On Thu, 5 Mar 2009, Trond Myklebust wrote:

> Going over that particular procedure reveals a number of bugs that all
> should be fixed.

So true ;-)

> Trying to estimate how many bytes are free in the header is _WRONG_.
> That memory is allocated with certain assumptions, which are set in the
> definition of ACL3_setaclargs_sz. In this case, the assumptions appear
> to be that we will fit a maximum of 5 ACEs in the header.
> IOW: the real fix for your corruption problem is simply to set
> len_in_head to 2*(2+5*3).

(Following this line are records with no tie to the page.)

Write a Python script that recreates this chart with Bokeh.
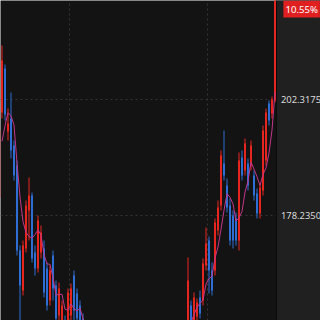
import pandas as pd
from bokeh.plotting import figure
from bokeh.models import Range1d, FixedTicker, Grid, Label, ColumnDataSource, Span
from bokeh.core.properties import value
from bokeh.embed import file_html
from bokeh.resources import INLINE

# candle index (negative ones lie left of the visible window)
idx = list(range(-4, 92))

open_ = [182.0, 183.0, 184.0, 195.0,
         199.71, 208.88, 195.75, 198.46, 192.83, 188.66, 170.94, 162.59, 171.35, 179.28,
         182.40, 170.52, 167.18, 170.52, 171.35, 167.18, 160.51, 169.89, 163.64, 157.38,
         154.26, 156.34, 155.92, 157.38, 165.72, 161.97, 159.47, 156.76,
         151.1, 149.8, 148.2, 149.0, 147.1, 145.9, 146.8, 144.6, 143.2, 144.1, 142.5, 141.3,
         142.4, 140.8, 141.9, 143.5, 142.7, 144.2, 145.6, 144.9, 146.3, 147.5, 146.6, 148.1,
         149.3, 148.4, 149.9, 151.2, 150.3, 151.8, 152.9, 151.7, 153.2, 152.4,
         155.30, 159.47, 155.30, 157.17, 161.14, 160.51, 167.81, 173.02, 166.77, 166.77,
         175.10, 180.32, 189.07, 184.49, 180.32, 178.23, 177.61, 173.02, 190.33, 187.62,
         189.07, 188.66, 186.57, 182.82, 178.65, 183.45, 189.70, 201.58, 199.50, 202.21]

high = [184.5, 185.0, 196.2, 197.3,
        213.68, 209.72, 200.54, 203.88, 193.87, 189.70, 171.98, 173.02, 181.36, 186.16,
        183.03, 171.98, 178.23, 176.15, 173.02, 168.43, 167.81, 170.94, 164.68, 164.26,
        160.51, 157.38, 163.01, 164.05, 166.77, 163.01, 160.51, 157.80,
        152.0, 150.5, 149.8, 149.5, 147.8, 147.5, 147.0, 145.1, 144.8, 144.5, 143.0, 143.0,
        142.9, 142.5, 144.0, 144.1, 144.8, 146.1, 146.3, 146.9, 148.2, 148.0, 148.7, 149.9,
        149.8, 150.6, 151.8, 151.7, 152.5, 153.6, 153.4, 153.9, 154.0, 154.5,
        169.48, 160.51, 162.18, 160.93, 162.59, 169.27, 175.73, 173.85, 168.43, 177.61,
        181.36, 191.79, 195.95, 185.95, 181.78, 179.28, 178.86, 191.37, 191.79, 194.29,
        190.12, 193.87, 187.62, 183.86, 184.90, 197.00, 200.54, 202.21, 203.04, 223.78]

low = [181.2, 182.1, 183.5, 194.1,
       198.46, 198.04, 193.87, 190.12, 185.53, 169.89, 156.34, 161.55, 170.52, 173.02,
       168.43, 165.72, 166.35, 169.27, 161.14, 158.42, 159.47, 160.51, 155.30, 154.26,
       152.17, 150.00, 154.26, 155.92, 156.34, 155.30, 153.21, 150.50,
       148.9, 147.5, 147.6, 146.5, 145.2, 145.3, 144.0, 142.5, 142.8, 141.9, 140.6, 140.9,
       140.2, 140.3, 141.5, 142.0, 142.3, 143.8, 144.3, 144.5, 145.9, 146.0, 146.2, 147.6,
       147.9, 148.0, 149.4, 149.7, 149.9, 151.2, 151.0, 151.3, 151.8, 152.0,
       154.26, 154.26, 154.26, 155.92, 156.76, 159.47, 166.77, 161.97, 161.55, 165.72,
       174.06, 179.28, 185.53, 178.86, 171.98, 171.35, 171.98, 170.94, 185.53, 186.57,
       183.45, 187.62, 181.36, 177.61, 177.61, 182.40, 188.66, 197.00, 198.46, 201.80]

close = [183.0, 184.0, 195.0, 196.0,
         210.55, 199.29, 197.41, 191.79, 186.57, 170.94, 163.64, 171.98, 180.32, 182.40,
         169.27, 167.18, 177.19, 174.69, 162.18, 159.47, 166.77, 163.01, 156.76, 163.01,
         159.47, 151.13, 162.18, 163.01, 158.42, 156.76, 154.26, 151.13,
         149.8, 148.2, 149.0, 147.1, 145.9, 146.8, 144.6, 143.2, 144.1, 142.5, 141.3, 142.4,
         140.8, 141.9, 143.5, 142.7, 144.2, 145.6, 144.9, 146.3, 147.5, 146.6, 148.1, 149.3,
         148.4, 149.9, 151.2, 150.3, 151.8, 152.9, 151.7, 153.2, 152.4, 153.6,
         164.68, 155.92, 161.14, 160.09, 157.80, 168.23, 172.40, 166.77, 162.59, 176.77,
         179.90, 190.74, 186.57, 179.90, 173.02, 173.02, 173.02, 189.70, 186.57, 193.24,
         184.49, 192.83, 182.40, 178.65, 184.07, 195.95, 199.71, 198.04, 202.42, 223.78]

y_ticks = [178.2350, 202.3175]
y_tick_labels = ["178.2350", "202.3175"]
x_grid_ticks = [22.5, 68.5]
change_text = "10.55%"

UP = "#e8261f"
DOWN = "#2f6fd6"
MA_COLOR = "#c2378a"
PANEL = "#202020"

df = pd.DataFrame(dict(i=idx, o=open_, h=high, l=low, c=close))
df["color"] = [UP if c >= o else DOWN for o, c in zip(df.o, df.c)]
df["top"] = df[["o", "c"]].max(axis=1)
df["bot"] = df[["o", "c"]].min(axis=1)
df["ma"] = df.c.rolling(5).mean()
src = ColumnDataSource(df)

y_lo, y_hi = 156.34, 223.06
last_i = idx[-1]
panel_x0 = last_i + 0.5          # price-scale panel begins right after last candle
x_end = -0.5 + 320 / 3.0

p = figure(width=320, height=320, output_backend="svg", toolbar_location=None,
           x_range=Range1d(-0.5, x_end), y_range=Range1d(y_lo, y_hi),
           x_axis_location=None, y_axis_location=None,
           background_fill_color="#131313", border_fill_color="#131313",
           min_border=0)
p.outline_line_color = None
p.grid.visible = False

p.add_layout(Grid(dimension=0, ticker=FixedTicker(ticks=x_grid_ticks),
                  grid_line_color="#343434", grid_line_dash="2 3"))
p.add_layout(Grid(dimension=1, ticker=FixedTicker(ticks=y_ticks),
                  grid_line_color="#343434", grid_line_dash="2 3"))

# price-scale panel on the right
p.quad(left=[panel_x0], right=[x_end + 1], bottom=[y_lo - 5], top=[y_hi + 5],
       fill_color=PANEL, line_color=None)
p.add_layout(Span(location=panel_x0, dimension="height", line_color="#0a0a0a",
                  line_width=1, level="glyph"))

p.segment(x0="i", y0="h", x1="i", y1="l", color="color", line_width=1, source=src)
p.vbar(x="i", width=0.66, top="top", bottom="bot", fill_color="color",
       line_color=None, source=src)
p.line(x="i", y="ma", color=MA_COLOR, line_width=1, source=src)

# tick labels of the price scale
p.text(x=[panel_x0 + 1.5] * len(y_ticks), y=y_ticks, text=y_tick_labels,
       text_align="left", text_baseline="middle", text_color="#dadada",
       text_font=value("Noto Sans"), text_font_size="9.4px")

p.add_layout(Label(x=x_end - 0.2, y=close[-1], text=change_text, y_offset=-12,
                   text_align="right", text_baseline="middle", text_color="white",
                   text_font="Noto Sans", text_font_size="9.6px",
                   background_fill_color="#e02020", padding=2))

open("out.html", "w").write(file_html(p, INLINE))
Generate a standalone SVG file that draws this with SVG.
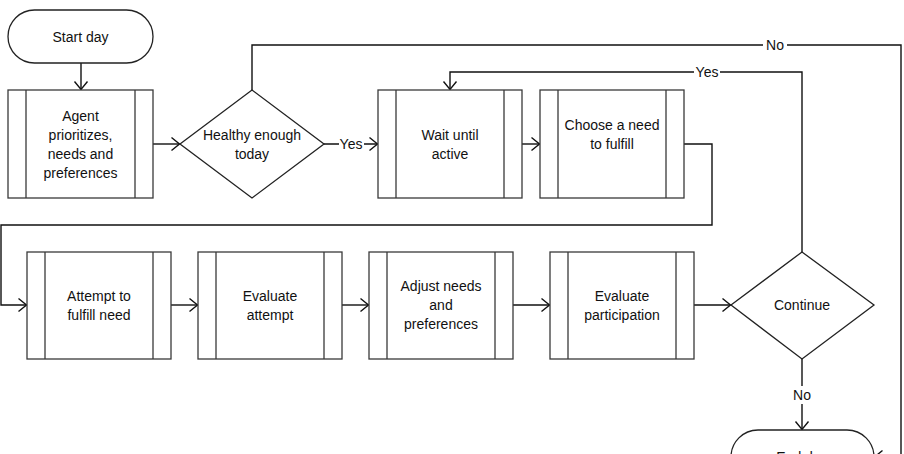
<svg xmlns="http://www.w3.org/2000/svg" width="904" height="454" viewBox="0 0 904 454">
<style>
.box{fill:#fff;stroke:#3a3a3a;stroke-width:1.3}
.in{stroke:#3a3a3a;stroke-width:1.3;fill:none}
.term{fill:#fff;stroke:#222;stroke-width:1.3}
.dec{fill:#fff;stroke:#222;stroke-width:1.3}
.c{fill:none;stroke:#111;stroke-width:1.4}
text{font-family:"Liberation Sans",Arial,sans-serif;font-size:14px;fill:#111;text-anchor:middle}
.lbg{fill:#fff}
</style>
<defs>
<marker id="ah" markerUnits="userSpaceOnUse" markerWidth="12" markerHeight="16" viewBox="-10 -8 12 16" refX="0" refY="0" orient="auto">
<path d="M-8,-6.5 L0,0 L-8,6.5" fill="none" stroke="#111" stroke-width="1.4"/>
</marker>
</defs>
<rect width="904" height="454" fill="#fff"/>
<g id="connectors">
<path class="c" d="M81,63 V89.5" marker-end="url(#ah)"/>
<path class="c" d="M153,144 H179.5" marker-end="url(#ah)"/>
<path class="c" d="M324,144 H377.5" marker-end="url(#ah)"/>
<path class="c" d="M522,144 H539.5" marker-end="url(#ah)"/>
<path class="c" d="M684,144 H712 V225 H1 V305 H26.5" marker-end="url(#ah)"/>
<path class="c" d="M171,305 H197.5" marker-end="url(#ah)"/>
<path class="c" d="M342,305 H368.5" marker-end="url(#ah)"/>
<path class="c" d="M513,305 H549.5" marker-end="url(#ah)"/>
<path class="c" d="M694,305 H730.5" marker-end="url(#ah)"/>
<path class="c" d="M802,252 V72 H450 V89.5" marker-end="url(#ah)"/>
<path class="c" d="M802,359 V429.5" marker-end="url(#ah)"/>
<path class="c" d="M252,90 V45 H901 V457 H874.5" marker-end="url(#ah)"/>
<rect class="lbg" x="339" y="136" width="25" height="16"/>
<text x="351" y="149">Yes</text>
<rect class="lbg" x="694" y="64" width="26" height="16"/>
<text x="707" y="77">Yes</text>
<rect class="lbg" x="763" y="37" width="24" height="16"/>
<text x="775" y="50">No</text>
<rect class="lbg" x="790" y="386" width="24" height="18"/>
<text x="802" y="400">No</text>
</g>
<g id="start">
<rect class="term" x="8" y="10" width="145" height="53" rx="26.5"/>
<text x="80.5" y="42">Start day</text>
</g>
<g id="prioritize">
<rect class="box" x="8" y="90" width="145" height="108"/>
<path class="in" d="M26,90 V198 M135,90 V198"/>
<text x="80.5" y="121">Agent</text>
<text x="80.5" y="140">prioritizes,</text>
<text x="80.5" y="159">needs and</text>
<text x="80.5" y="178">preferences</text>
</g>
<g id="healthy">
<path class="dec" d="M180,144 L252,90 L324,144 L252,198 Z"/>
<text x="252" y="140">Healthy enough</text>
<text x="252" y="159">today</text>
</g>
<g id="wait">
<rect class="box" x="378" y="90" width="144" height="108"/>
<path class="in" d="M396,90 V198 M504,90 V198"/>
<text x="450" y="140">Wait until</text>
<text x="450" y="159">active</text>
</g>
<g id="choose">
<rect class="box" x="540" y="90" width="144" height="108"/>
<path class="in" d="M558,90 V198 M666,90 V198"/>
<text x="612" y="130">Choose a need</text>
<text x="612" y="149">to fulfill</text>
</g>
<g id="attempt">
<rect class="box" x="27" y="252" width="144" height="107"/>
<path class="in" d="M45,252 V359 M153,252 V359"/>
<text x="99" y="301">Attempt to</text>
<text x="99" y="320">fulfill need</text>
</g>
<g id="evalattempt">
<rect class="box" x="198" y="252" width="144" height="107"/>
<path class="in" d="M216,252 V359 M324,252 V359"/>
<text x="270" y="301">Evaluate</text>
<text x="270" y="320">attempt</text>
</g>
<g id="adjust">
<rect class="box" x="369" y="252" width="144" height="107"/>
<path class="in" d="M387,252 V359 M495,252 V359"/>
<text x="441" y="291">Adjust needs</text>
<text x="441" y="310">and</text>
<text x="441" y="329">preferences</text>
</g>
<g id="evalpart">
<rect class="box" x="550" y="252" width="144" height="107"/>
<path class="in" d="M568,252 V359 M676,252 V359"/>
<text x="622" y="301">Evaluate</text>
<text x="622" y="320">participation</text>
</g>
<g id="continue">
<path class="dec" d="M731,305 L802,252 L874,305 L802,359 Z"/>
<text x="802" y="310">Continue</text>
</g>
<g id="end">
<rect class="term" x="731" y="430" width="143" height="54" rx="27"/>
<text x="802" y="462">End day</text>
</g>
</svg>
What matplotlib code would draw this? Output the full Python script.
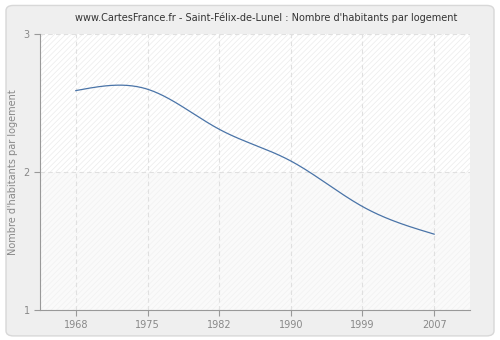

Currently, the patch supplied by Sachin will
> always set it to zero.

Does setting len_in_head to 2*(2+5*3) take into account the
header space already consumed?  The initial patch was just a
quick-n-dirty way of making sure we didn't overwrite the initial
buffer, and a mechanism for generating some discussion around the
other deficiencies in this procedure.  I'll take the blame for
it being a quick hack to simply take the heat off for a critical
customer situation :)

> Secondly, doing page allocation in the XDR routine is _WRONG_. For one
> thing, look at the major memory leak which happens if the client needs
> to resend the request (which can happen every now and again due to a
> dropped tcp connection, or all the time due to UDP retransmits).
> Those pages should have been allocated in nfs3_proc_getacl(), and indeed
> that is where the wretched things are freed.

That's an issue I hadn't noticed, but this isn't really my area of
expertice.  Thanks for taking a closer look at this area of code.

-Kevin